» **Do this**: Copy out, unchanged, every line from the start of the records to the line that contains "XAxis, YAxis, Legend", and stop there.

» **Material provided**:
:::::

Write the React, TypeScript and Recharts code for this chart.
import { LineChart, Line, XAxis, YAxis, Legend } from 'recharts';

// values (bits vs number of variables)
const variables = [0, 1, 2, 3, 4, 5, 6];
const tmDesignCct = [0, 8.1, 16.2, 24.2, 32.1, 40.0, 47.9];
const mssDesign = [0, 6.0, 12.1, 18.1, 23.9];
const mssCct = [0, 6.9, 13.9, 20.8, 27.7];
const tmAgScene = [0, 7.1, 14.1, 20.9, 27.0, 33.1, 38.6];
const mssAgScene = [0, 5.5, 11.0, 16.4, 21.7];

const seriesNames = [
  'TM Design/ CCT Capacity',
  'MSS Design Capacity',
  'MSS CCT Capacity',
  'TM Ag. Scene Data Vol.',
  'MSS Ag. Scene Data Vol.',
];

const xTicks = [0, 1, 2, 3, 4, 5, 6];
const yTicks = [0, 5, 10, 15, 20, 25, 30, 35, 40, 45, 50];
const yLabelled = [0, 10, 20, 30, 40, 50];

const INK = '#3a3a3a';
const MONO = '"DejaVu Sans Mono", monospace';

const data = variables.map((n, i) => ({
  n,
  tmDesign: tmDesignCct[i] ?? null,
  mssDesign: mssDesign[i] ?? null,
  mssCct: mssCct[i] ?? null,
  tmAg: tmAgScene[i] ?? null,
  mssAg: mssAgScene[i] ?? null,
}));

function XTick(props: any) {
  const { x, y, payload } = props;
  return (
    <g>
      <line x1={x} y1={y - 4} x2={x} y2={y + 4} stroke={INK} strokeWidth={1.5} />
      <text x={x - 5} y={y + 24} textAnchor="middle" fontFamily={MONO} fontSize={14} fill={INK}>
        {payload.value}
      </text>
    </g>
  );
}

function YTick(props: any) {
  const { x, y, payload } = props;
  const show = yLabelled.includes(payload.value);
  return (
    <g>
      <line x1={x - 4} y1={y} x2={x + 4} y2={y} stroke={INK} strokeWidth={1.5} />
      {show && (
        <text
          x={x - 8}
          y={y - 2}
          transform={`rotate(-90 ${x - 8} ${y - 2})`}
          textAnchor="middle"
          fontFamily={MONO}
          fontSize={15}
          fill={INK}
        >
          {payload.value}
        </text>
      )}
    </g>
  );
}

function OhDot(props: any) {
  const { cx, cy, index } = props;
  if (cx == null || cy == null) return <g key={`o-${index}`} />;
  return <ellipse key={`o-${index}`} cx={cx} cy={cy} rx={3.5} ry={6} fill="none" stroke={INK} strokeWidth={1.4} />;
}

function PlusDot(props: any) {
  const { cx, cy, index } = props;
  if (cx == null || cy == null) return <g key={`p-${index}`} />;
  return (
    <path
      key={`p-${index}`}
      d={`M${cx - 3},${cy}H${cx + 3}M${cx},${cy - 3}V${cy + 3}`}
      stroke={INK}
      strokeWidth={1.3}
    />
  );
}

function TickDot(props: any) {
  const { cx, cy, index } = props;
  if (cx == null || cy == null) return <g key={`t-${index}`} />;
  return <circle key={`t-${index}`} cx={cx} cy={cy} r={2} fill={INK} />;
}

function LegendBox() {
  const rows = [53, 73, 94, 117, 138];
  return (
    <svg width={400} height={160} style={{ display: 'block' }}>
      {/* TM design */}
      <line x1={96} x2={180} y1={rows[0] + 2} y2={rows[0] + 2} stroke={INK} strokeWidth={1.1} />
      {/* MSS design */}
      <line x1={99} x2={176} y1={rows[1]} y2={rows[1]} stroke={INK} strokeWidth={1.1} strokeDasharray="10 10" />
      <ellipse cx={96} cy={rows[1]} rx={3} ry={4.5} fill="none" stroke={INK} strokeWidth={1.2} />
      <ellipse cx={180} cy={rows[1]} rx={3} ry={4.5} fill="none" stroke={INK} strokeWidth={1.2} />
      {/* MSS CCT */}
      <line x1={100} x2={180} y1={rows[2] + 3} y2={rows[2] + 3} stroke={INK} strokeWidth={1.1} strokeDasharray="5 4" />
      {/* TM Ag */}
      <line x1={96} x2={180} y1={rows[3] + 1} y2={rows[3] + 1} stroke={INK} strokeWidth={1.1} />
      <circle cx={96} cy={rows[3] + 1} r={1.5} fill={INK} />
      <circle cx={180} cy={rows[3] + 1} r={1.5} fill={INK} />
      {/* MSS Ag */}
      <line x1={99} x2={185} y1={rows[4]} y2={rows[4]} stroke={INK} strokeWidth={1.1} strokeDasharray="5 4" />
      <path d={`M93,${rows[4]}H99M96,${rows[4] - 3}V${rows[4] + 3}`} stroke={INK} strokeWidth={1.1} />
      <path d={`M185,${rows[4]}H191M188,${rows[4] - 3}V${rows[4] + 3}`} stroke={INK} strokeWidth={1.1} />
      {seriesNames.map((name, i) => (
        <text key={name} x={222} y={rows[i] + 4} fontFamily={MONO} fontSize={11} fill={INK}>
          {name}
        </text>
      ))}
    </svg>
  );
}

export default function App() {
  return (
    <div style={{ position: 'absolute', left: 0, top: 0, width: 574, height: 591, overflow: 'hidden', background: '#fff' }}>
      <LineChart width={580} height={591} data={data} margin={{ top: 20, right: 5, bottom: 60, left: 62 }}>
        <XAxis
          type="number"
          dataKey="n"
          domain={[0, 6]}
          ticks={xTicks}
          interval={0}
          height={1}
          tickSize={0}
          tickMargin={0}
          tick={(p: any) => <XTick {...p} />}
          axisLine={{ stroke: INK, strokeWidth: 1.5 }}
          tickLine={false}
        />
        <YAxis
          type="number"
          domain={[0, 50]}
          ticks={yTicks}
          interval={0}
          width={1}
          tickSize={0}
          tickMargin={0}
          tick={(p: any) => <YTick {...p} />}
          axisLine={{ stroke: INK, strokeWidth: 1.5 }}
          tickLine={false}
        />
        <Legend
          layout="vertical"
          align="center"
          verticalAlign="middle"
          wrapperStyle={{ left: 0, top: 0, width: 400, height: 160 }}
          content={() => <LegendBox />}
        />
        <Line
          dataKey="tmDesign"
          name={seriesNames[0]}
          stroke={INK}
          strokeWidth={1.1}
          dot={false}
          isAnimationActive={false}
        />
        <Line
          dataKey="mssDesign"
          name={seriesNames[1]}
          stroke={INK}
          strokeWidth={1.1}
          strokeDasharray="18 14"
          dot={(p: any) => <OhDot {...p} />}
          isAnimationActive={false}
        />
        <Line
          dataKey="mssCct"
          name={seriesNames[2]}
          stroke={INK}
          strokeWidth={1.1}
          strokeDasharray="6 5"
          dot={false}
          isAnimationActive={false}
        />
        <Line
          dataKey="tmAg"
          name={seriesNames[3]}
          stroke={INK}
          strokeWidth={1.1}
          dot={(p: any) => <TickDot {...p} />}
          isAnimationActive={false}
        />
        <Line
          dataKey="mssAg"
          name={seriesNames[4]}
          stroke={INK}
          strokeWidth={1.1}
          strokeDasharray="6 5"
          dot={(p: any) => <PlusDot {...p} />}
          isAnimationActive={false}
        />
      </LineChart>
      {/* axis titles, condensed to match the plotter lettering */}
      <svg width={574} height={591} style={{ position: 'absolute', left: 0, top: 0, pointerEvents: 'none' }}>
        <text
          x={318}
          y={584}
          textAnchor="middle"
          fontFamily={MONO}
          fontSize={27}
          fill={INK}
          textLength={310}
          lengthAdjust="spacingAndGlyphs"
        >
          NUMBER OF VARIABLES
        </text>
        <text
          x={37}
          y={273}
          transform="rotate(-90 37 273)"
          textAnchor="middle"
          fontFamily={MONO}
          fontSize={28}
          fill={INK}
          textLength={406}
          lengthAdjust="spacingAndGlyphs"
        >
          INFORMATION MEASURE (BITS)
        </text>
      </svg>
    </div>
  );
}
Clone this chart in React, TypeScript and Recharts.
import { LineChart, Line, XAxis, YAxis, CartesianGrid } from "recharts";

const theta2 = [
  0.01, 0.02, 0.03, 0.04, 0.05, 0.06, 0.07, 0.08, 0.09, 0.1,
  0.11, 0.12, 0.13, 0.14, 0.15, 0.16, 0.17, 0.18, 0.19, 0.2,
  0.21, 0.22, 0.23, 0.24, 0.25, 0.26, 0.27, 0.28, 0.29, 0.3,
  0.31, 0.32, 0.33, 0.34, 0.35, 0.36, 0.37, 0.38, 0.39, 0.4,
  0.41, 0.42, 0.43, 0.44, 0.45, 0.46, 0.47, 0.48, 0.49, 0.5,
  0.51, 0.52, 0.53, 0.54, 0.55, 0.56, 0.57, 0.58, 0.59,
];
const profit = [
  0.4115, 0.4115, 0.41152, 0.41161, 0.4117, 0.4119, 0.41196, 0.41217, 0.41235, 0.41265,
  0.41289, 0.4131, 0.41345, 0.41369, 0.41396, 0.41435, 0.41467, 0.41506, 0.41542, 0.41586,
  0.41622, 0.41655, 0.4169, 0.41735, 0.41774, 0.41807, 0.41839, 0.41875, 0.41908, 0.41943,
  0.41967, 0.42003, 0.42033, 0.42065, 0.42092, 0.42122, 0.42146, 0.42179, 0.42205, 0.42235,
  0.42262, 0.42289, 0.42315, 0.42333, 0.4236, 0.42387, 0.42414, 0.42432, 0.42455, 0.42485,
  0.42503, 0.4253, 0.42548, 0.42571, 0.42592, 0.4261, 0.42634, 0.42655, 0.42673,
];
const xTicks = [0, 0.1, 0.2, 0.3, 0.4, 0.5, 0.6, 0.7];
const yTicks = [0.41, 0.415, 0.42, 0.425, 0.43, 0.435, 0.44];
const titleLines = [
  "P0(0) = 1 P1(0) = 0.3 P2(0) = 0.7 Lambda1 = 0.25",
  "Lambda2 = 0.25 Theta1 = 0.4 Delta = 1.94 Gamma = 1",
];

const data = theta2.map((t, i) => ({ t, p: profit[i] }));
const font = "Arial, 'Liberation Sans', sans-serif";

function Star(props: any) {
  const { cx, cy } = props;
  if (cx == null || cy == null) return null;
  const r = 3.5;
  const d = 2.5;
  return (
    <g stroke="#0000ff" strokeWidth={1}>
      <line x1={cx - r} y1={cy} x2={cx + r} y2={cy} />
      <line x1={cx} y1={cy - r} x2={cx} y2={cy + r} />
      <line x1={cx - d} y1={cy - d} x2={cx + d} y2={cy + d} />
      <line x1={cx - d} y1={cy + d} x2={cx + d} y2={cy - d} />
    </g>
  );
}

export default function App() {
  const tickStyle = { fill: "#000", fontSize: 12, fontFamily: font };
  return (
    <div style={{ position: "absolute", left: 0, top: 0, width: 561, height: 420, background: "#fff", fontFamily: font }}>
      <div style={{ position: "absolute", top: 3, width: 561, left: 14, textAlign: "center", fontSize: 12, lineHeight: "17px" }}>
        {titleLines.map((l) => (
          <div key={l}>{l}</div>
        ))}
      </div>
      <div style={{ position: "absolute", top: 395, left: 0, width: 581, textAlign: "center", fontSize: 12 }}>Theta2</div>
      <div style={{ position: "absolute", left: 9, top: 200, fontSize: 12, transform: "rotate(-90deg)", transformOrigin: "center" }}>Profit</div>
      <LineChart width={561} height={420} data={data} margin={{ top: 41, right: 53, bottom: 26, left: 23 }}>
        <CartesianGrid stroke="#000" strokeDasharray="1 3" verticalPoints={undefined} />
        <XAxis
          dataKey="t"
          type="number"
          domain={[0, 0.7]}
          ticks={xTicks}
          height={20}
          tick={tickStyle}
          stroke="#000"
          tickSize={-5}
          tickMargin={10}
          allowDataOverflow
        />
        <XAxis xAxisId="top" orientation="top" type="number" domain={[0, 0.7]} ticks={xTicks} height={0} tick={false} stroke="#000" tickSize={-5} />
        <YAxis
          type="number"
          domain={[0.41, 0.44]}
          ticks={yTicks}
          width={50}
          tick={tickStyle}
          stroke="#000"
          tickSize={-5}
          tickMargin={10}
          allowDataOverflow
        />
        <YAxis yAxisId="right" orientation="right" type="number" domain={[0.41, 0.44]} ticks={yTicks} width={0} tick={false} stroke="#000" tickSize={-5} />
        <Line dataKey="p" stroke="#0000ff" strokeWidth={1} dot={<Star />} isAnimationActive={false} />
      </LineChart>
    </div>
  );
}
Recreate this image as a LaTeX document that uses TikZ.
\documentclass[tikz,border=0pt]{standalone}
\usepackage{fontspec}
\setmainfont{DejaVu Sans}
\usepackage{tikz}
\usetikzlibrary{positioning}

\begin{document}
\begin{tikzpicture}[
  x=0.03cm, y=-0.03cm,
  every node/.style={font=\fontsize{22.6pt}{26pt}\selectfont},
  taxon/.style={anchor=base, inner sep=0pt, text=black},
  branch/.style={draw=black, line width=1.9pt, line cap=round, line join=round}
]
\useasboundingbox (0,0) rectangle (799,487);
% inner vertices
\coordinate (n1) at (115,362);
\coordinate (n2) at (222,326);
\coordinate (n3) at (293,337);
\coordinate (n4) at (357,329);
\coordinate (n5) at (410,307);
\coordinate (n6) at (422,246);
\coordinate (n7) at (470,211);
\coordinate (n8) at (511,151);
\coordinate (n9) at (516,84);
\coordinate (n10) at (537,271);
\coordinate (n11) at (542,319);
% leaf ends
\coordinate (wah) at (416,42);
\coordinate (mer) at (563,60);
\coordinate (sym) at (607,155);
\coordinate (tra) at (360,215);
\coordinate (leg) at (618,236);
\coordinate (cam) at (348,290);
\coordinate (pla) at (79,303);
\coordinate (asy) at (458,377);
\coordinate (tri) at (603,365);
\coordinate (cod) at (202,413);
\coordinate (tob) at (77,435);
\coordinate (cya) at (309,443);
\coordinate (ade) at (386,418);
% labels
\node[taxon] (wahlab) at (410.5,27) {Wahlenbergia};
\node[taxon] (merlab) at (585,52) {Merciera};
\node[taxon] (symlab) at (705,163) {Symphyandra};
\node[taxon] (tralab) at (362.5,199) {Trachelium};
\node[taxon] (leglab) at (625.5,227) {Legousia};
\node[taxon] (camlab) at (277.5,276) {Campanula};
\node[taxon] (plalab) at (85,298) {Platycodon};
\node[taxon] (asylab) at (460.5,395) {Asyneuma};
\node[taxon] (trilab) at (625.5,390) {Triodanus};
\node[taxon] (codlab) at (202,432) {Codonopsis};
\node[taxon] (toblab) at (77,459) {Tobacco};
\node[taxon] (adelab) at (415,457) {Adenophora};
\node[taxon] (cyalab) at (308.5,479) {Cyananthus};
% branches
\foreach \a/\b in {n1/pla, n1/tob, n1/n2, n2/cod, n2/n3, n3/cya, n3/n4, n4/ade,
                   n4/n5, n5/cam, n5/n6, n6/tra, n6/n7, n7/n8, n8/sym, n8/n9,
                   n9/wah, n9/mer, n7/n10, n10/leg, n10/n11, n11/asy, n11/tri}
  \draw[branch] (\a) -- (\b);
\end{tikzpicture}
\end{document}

:::::

» **The answer**:
Write the React, TypeScript and Recharts code for this chart.
import { LineChart, Line, XAxis, YAxis, Legend } from 'recharts';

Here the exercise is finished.